André Yudi - Alto-mar
São Paulo, 07 de dezembro de 2023
Eu e meu amigo Felipe estamos viajando de avião para o Canadá e ficaremos uma semana por lá, estou escrevendo esse diário para registrar os acontecimentos. A viagem está tranquila, mas como sempre tenho medo de voar, decidi tomar um calmante para dormir e o tempo passar mais rápido.
Algum lugar entre São Paulo e Canadá, 08 de dezembro de 2023
Ao acordar, ainda sonolento, senti o meu corpo sendo arremessado violentamente para fora do meu assento em direção ao ar. Uma pessoa me agarrou e uma onda batendo no meu peito, na hora e percebi que o Felipe estava se segurando na asa do avião; ele me ajudou a subir nela também, estávamos à deriva. Ele me explicou que quando eu dormi uma forte tempestade aconteceu, o avião perdeu o controle e caiu no mar. Depois que ele terminou de contar, o que havia acontecido, começamos a remar com nossas próprias mãos e fomos procurar por mais sobreviventes, mas sem sucesso na missão.
Analisamos os recursos que tínhamos, não era tanta coisa: no meu bolso estavam duas canetas e esse caderno molhado; pela areia achamos duas garrafinhas de água, algumas embalagens de aperitivos do avião e meu celular, que estava encharcado e não ligava. Fomos procurar mais recursos nos destroços do acidente, mas só achamos um espelho de maquiagem quebrado, peças aleatórias de roupas e um fio dental, que boiavam.

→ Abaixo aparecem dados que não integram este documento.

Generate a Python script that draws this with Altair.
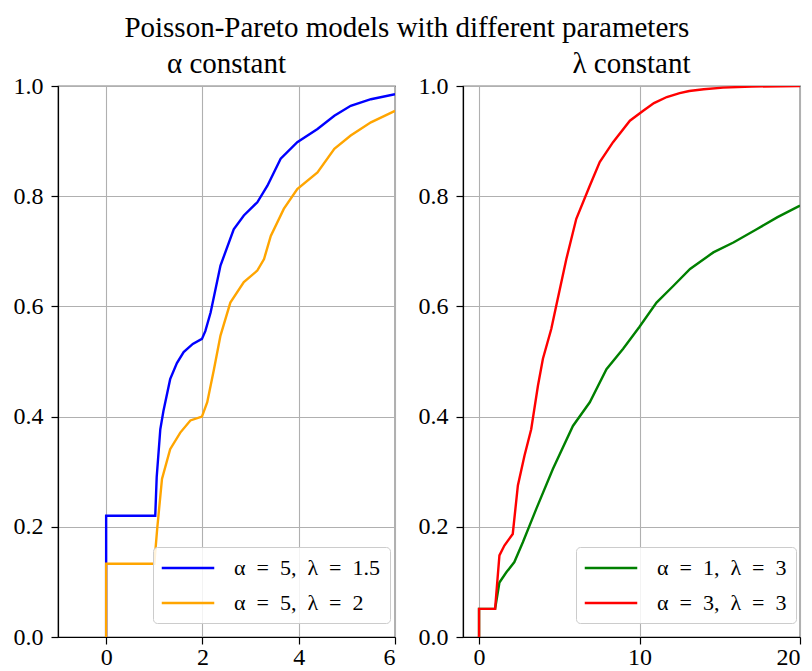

Precisamos ser achados logo.
Algum lugar entre São Paulo e Canadá, 09 de dezembro de 2023
Já estamos com muita fome, mas temos de economizar comida. Meu amigo está tentando pescar com a mão, tenho certeza que ele não vai conseguir, mas ele é muito insistente. Fiquei com raiva e peguei um pedaço dos destroços do avião, amarrei o fio dental na ponta e depois coloquei um pouco de comida, fazendo uma vara de pesca improvisada. Surpreendentemente, consegui pegar um peixe, mas como não tínhamos fogo para assá-lo, comemos cru; logo eu, que nunca quis experimentar comida japonesa justamente por nojo de peixe cru... O Felipe que comentou essa ironia.

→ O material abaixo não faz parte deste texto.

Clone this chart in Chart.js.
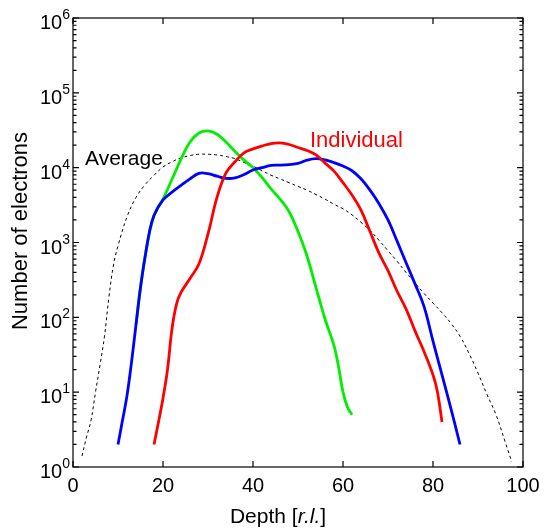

Algum lugar entre São Paulo e Canadá, 10 de dezembro de 2023
Ao anoitecer, com algo no estômago decidimos dormir, mas no meio da noite aconteceu uma tempestade.
O Felipe tentou pegar os recursos para que não caíssem no mar, mas o vento estava muito forte e as ondas turbulentas; a asa poderia virar a qualquer momento, o que significaria as nossas mortes, então eu me segurei com todas as minhas forças para não cair.

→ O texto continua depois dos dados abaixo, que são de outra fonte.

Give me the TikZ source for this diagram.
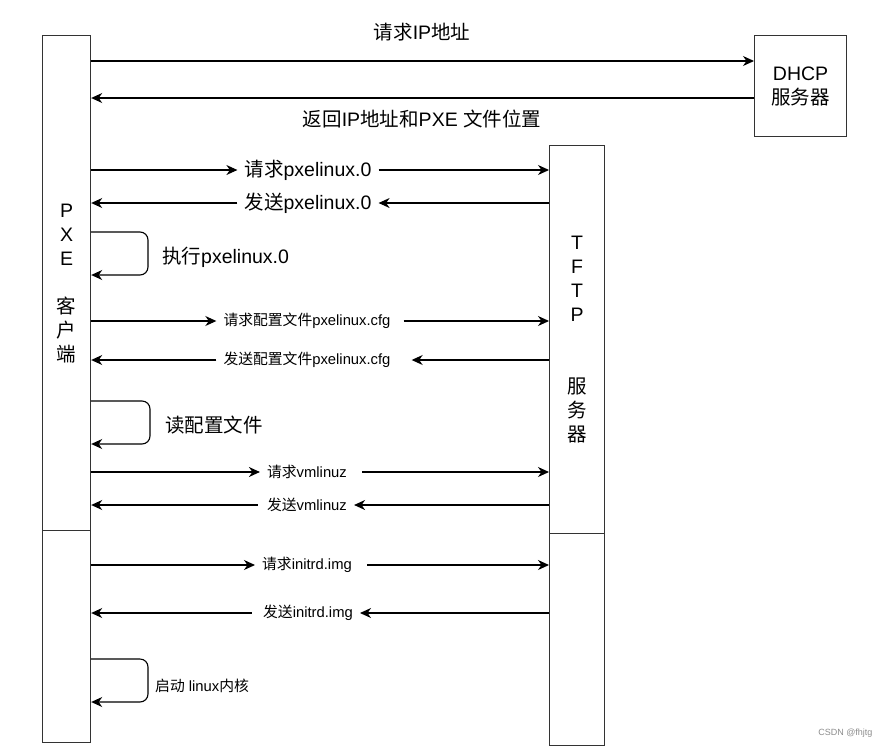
\documentclass[tikz,border=0pt]{standalone}
\usepackage{fontspec}
\setmainfont{Liberation Sans}
\newfontfamily\cjkfont{Noto Sans CJK SC}
\newcommand\zh[1]{{\cjkfont #1}}
\usetikzlibrary{arrows.meta}
\tikzset{
  box/.style={draw=black!80, line width=1.2pt, inner sep=0pt, align=center},
  arr/.style={line width=1.1pt, -{Stealth[length=11pt, width=10pt, inset=3.5pt]}},
  big/.style={font=\fontsize{19.5}{24}\selectfont},
  small/.style={font=\fontsize{14.8}{18}\selectfont},
  lbl/.style={inner ysep=0pt, inner xsep=7pt},
  wm/.style={font=\fontsize{9}{10}\selectfont, text=black!45},
}
\begin{document}
\begin{tikzpicture}[x=1pt,y=-1pt]
\useasboundingbox (0,0) rectangle (891,750);

% boxes
\node[box, big, minimum width=48pt, minimum height=495pt, anchor=north west] (cl1) at (42,35) {P\\X\\E\\\mbox{}\\\zh{客}\\\zh{户}\\\zh{端}};
\node[box, minimum width=48pt, minimum height=212pt, anchor=north west] (cl2) at (42,530) {};
\node[box, big, minimum width=92pt, minimum height=101pt, anchor=north west] (dh) at (754,35) {DHCP\\\zh{服务器}};
\node[box, big, minimum width=55pt, minimum height=388pt, anchor=north west] (tf1) at (549,145) {T\\F\\T\\P\\\mbox{}\\\mbox{}\\\zh{服}\\\zh{务}\\\zh{器}};
\node[box, minimum width=55pt, minimum height=212pt, anchor=north west] (tf2) at (549,533) {};

% DHCP exchange
\coordinate (y1) at (0,61);
\coordinate (y2) at (0,98);
\draw[arr] (cl1.east |- y1) -- (dh.west |- y1);
\node[big] (t1) at (422,32) {\zh{请求}IP\zh{地址}};
\draw[arr] (dh.west |- y2) -- (cl1.east |- y2);
\node[big] (t2) at (422,119) {\zh{返回}IP\zh{地址和}PXE \zh{文件位置}};

% pxelinux.0
\node[big,lbl] (r1) at (308,170) {\zh{请求}pxelinux.0};
\draw[arr] (cl1.east |- r1) -- (r1.west);
\draw[arr] (r1.east) -- (tf1.west |- r1);
\node[big,lbl] (r2) at (308,203) {\zh{发送}pxelinux.0};
\draw[arr] (tf1.west |- r2) -- (r2.east);
\draw[arr] (r2.west) -- (cl1.east |- r2);

% loop 1
\coordinate (l1a) at (0,232);
\coordinate (l1b) at (0,275);
\draw[arr, rounded corners=8pt] (cl1.east |- l1a) -- (148,232) -- (148,275) -- (cl1.east |- l1b);
\node[big, anchor=west, inner sep=0pt] (e1) at (162,257) {\zh{执行}pxelinux.0};

% cfg
\node[small,lbl] (r3) at (307,321) {\zh{请求配置文件}pxelinux.cfg};
\draw[arr] (cl1.east |- r3) -- (r3.west);
\draw[arr] ([xshift=6pt]r3.east) -- (tf1.west |- r3);
\node[small,lbl] (r4) at (307,360) {\zh{发送配置文件}pxelinux.cfg};
\draw[arr] (tf1.west |- r4) -- ([xshift=14pt]r4.east);
\draw[arr] (r4.west) -- (cl1.east |- r4);

% loop 2
\coordinate (l2a) at (0,401);
\coordinate (l2b) at (0,444);
\draw[arr, rounded corners=8pt] (cl1.east |- l2a) -- (150,401) -- (150,444) -- (cl1.east |- l2b);
\node[big, anchor=west, inner sep=0pt] (e2) at (165,425) {\zh{读配置文件}};

% vmlinuz
\node[small,lbl] (r5) at (307,472) {\zh{请求}vmlinuz};
\draw[arr] (cl1.east |- r5) -- (r5.west);
\draw[arr] ([xshift=8pt]r5.east) -- (tf1.west |- r5);
\node[small,lbl] (r6) at (307,505) {\zh{发送}vmlinuz};
\draw[arr] (tf1.west |- r6) -- (r6.east);
\draw[arr] ([xshift=-2pt]r6.west) -- (cl1.east |- r6);

% initrd
\node[small,lbl] (r7) at (307,565) {\zh{请求}initrd.img};
\draw[arr] (cl2.east |- r7) -- (r7.west);
\draw[arr] ([xshift=8pt]r7.east) -- (tf2.west |- r7);
\node[small,lbl] (r8) at (308,613) {\zh{发送}initrd.img};
\draw[arr] (tf2.west |- r8) -- (r8.east);
\draw[arr] ([xshift=-4pt]r8.west) -- (cl2.east |- r8);

% loop 3
\coordinate (l3a) at (0,659);
\coordinate (l3b) at (0,702);
\draw[arr, rounded corners=8pt] (cl2.east |- l3a) -- (148,659) -- (148,702) -- (cl2.east |- l3b);
\node[small, anchor=west, inner sep=0pt] (e3) at (155,686) {\zh{启动} linux\zh{内核}};

% watermark
\node[wm, anchor=east] (w) at (876,733) {CSDN @fhjtg};
\end{tikzpicture}
\end{document}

Passaram-se horas e a tempestade parecia que não acabaria nunca, mas quando finalmente acabou, estávamos muito longe do avião, nem conseguíamos vê-lo. Ao olhar para o horizonte, vi uma ilha remota, então juntamos as poucas forças que ainda tínhamos e remamos até lá.
O meu amigo, mesmo exausto, correu para a terra e viu um coqueiro, o que o motivou mais ainda; ele conseguiu, não sei como, quebrar o coco e bebeu a sua água rapidamente; eu repeti o processo.
Algum lugar entre São Paulo e Canadá, 11 de dezembro de 2023
A ilha é muito pequena, não tem nenhum animal, não conseguimos mais pescar nada.
Estamos vivendo exclusivamente do coco.
São Paulo, 16 de dezembro de 2023
Passamos cinco dias naquela ilha, nos alimentando apenas com peixes e muito tédio.
Quando não víamos mais saída para aquela solução, avistamos um helicóptero, não poderíamos perder essa chance. Logo percebemos que não ouviriam nossos gritos fracos, então pegamos o espelhinho quebrado e o usamos para refletir o sol no helicóptero.
Quando o piloto, chocado, pousou e nos resgatou, perguntando se estávamos bem. Eu respondi: “Tirando o fato de a gente ter sobrevivido a um acidente de avião, quase morrermos em uma tempestade, ficarmos uma semana perdidos... tirando isso, estamos bem”.
Agora, ainda no hospital me recuperando, precisei explicar para a enfermeira porque joguei a caixinha de água de coco na parede.